* **Required task**:
Write out the listing, please, but only from its first line through the line containing "from matplotlib.patches import Rectangle", exactly as given and without pictures.

* * * * *

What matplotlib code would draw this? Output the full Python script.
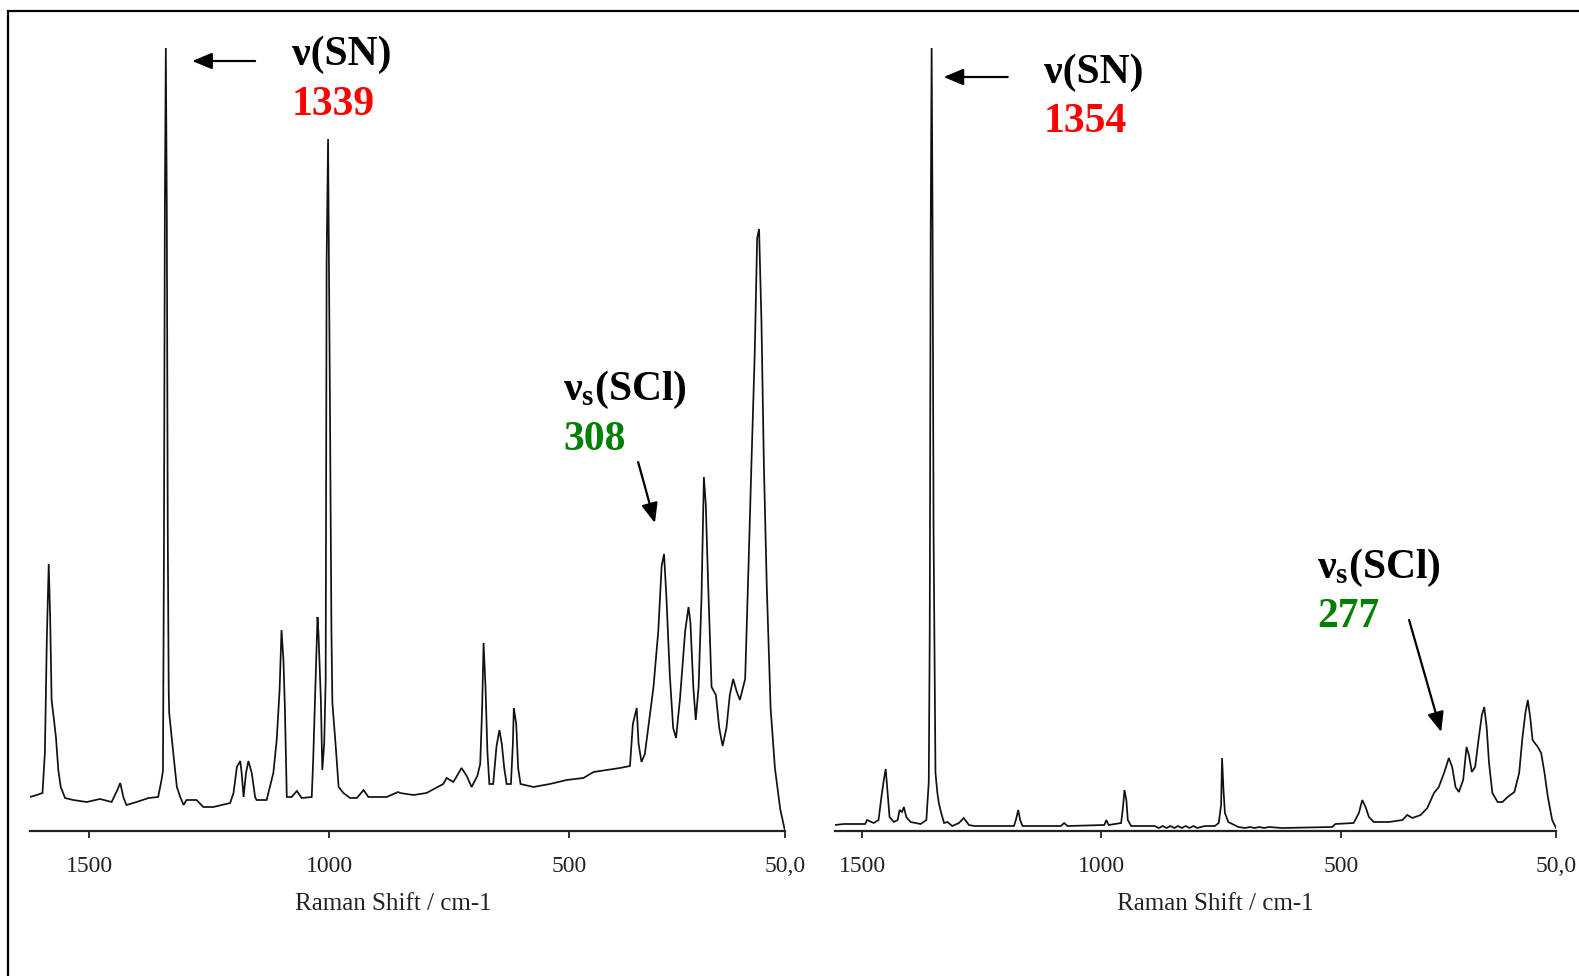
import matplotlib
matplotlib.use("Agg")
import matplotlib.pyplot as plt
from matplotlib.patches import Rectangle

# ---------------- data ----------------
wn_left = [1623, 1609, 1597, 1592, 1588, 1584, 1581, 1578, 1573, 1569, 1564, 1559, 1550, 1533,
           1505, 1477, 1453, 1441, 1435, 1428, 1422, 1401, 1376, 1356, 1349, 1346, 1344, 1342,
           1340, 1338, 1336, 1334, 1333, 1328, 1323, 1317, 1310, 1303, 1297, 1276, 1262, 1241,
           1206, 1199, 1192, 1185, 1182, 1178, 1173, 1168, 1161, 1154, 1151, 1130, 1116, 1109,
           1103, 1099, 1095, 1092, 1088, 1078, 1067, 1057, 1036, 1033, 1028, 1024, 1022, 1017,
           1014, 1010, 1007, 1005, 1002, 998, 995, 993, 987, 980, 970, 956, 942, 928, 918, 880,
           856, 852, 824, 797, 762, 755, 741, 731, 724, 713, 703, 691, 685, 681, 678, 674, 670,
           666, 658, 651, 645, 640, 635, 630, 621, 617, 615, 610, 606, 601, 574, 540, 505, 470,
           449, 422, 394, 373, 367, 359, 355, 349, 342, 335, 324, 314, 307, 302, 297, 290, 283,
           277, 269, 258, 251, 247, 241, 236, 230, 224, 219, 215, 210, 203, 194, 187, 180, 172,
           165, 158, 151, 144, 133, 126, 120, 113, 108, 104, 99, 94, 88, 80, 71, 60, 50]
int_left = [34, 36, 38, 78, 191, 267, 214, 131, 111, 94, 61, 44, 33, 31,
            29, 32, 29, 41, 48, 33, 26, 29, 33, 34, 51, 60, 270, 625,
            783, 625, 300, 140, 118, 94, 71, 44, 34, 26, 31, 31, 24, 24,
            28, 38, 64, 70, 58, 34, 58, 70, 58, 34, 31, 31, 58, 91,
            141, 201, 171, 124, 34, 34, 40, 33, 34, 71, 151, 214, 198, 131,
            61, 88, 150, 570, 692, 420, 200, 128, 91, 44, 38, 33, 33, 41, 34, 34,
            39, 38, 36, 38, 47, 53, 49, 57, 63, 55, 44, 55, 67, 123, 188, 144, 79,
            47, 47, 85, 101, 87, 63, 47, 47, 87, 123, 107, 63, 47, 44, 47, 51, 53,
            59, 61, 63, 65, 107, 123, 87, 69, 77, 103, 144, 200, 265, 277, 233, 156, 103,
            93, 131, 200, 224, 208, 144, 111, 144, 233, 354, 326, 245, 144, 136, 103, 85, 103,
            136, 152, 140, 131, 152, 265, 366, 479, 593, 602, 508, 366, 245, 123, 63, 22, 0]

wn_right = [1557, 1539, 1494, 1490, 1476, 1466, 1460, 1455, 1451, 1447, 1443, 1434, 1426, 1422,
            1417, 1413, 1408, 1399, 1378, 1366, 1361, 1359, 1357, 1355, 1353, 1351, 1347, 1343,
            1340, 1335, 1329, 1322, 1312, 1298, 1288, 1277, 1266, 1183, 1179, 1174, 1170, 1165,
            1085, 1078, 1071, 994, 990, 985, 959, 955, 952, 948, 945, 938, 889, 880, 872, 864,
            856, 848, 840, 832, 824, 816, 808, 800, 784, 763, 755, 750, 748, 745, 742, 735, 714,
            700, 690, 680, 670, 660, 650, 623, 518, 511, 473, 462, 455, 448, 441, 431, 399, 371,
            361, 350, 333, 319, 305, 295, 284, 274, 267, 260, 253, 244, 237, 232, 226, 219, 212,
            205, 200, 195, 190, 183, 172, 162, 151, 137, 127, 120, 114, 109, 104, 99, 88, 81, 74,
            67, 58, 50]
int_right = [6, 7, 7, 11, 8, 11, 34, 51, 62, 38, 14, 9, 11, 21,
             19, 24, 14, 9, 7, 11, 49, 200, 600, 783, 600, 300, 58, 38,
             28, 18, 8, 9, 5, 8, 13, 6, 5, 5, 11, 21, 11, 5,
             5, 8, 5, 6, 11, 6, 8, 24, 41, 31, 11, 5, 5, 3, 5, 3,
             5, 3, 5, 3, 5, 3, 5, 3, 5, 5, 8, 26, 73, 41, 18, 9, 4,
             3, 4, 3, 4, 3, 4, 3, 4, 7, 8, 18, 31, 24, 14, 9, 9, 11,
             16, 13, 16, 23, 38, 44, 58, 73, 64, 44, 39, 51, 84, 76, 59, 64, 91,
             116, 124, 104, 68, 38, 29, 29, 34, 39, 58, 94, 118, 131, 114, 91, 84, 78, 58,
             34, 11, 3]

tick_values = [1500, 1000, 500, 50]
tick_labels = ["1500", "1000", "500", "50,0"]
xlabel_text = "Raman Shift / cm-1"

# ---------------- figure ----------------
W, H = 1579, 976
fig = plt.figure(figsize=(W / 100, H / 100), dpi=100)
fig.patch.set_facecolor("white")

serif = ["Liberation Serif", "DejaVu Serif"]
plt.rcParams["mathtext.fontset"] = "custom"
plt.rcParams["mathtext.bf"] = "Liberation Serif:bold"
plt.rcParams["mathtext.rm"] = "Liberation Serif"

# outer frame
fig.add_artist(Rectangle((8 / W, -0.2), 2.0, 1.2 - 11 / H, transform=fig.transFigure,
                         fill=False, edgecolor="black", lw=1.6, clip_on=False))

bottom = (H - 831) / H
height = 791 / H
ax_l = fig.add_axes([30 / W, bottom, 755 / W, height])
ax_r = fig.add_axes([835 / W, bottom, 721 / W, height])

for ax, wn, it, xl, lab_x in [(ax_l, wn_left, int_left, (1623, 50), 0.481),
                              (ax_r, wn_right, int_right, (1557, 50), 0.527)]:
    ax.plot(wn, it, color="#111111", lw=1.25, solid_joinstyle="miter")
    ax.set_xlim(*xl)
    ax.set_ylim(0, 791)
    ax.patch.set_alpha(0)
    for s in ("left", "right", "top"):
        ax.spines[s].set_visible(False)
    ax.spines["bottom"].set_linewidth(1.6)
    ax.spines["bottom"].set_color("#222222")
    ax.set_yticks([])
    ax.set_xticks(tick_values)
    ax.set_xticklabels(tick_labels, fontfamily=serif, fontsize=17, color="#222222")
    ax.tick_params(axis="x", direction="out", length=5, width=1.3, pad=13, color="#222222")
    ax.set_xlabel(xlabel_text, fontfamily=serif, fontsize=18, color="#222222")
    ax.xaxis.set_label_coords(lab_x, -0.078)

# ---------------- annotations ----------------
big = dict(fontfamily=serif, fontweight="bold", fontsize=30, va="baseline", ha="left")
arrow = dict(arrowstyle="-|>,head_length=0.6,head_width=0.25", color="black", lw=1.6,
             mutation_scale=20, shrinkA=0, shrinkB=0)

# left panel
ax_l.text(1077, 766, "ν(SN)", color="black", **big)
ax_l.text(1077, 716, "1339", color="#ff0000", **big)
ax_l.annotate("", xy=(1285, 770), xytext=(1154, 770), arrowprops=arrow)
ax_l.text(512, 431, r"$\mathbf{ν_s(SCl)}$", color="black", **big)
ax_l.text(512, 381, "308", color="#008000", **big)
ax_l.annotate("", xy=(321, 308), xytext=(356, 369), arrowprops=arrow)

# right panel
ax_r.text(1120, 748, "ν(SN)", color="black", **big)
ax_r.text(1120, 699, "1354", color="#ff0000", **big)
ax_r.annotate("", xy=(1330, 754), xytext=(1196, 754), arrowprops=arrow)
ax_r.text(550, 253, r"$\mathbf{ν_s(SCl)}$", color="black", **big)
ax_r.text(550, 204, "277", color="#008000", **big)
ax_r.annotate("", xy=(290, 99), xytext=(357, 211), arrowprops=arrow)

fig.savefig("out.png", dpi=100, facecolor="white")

* * * * *

* **Full response**:
What matplotlib code would draw this? Output the full Python script.
import matplotlib
matplotlib.use("Agg")
import matplotlib.pyplot as plt
from matplotlib.patches import Rectangle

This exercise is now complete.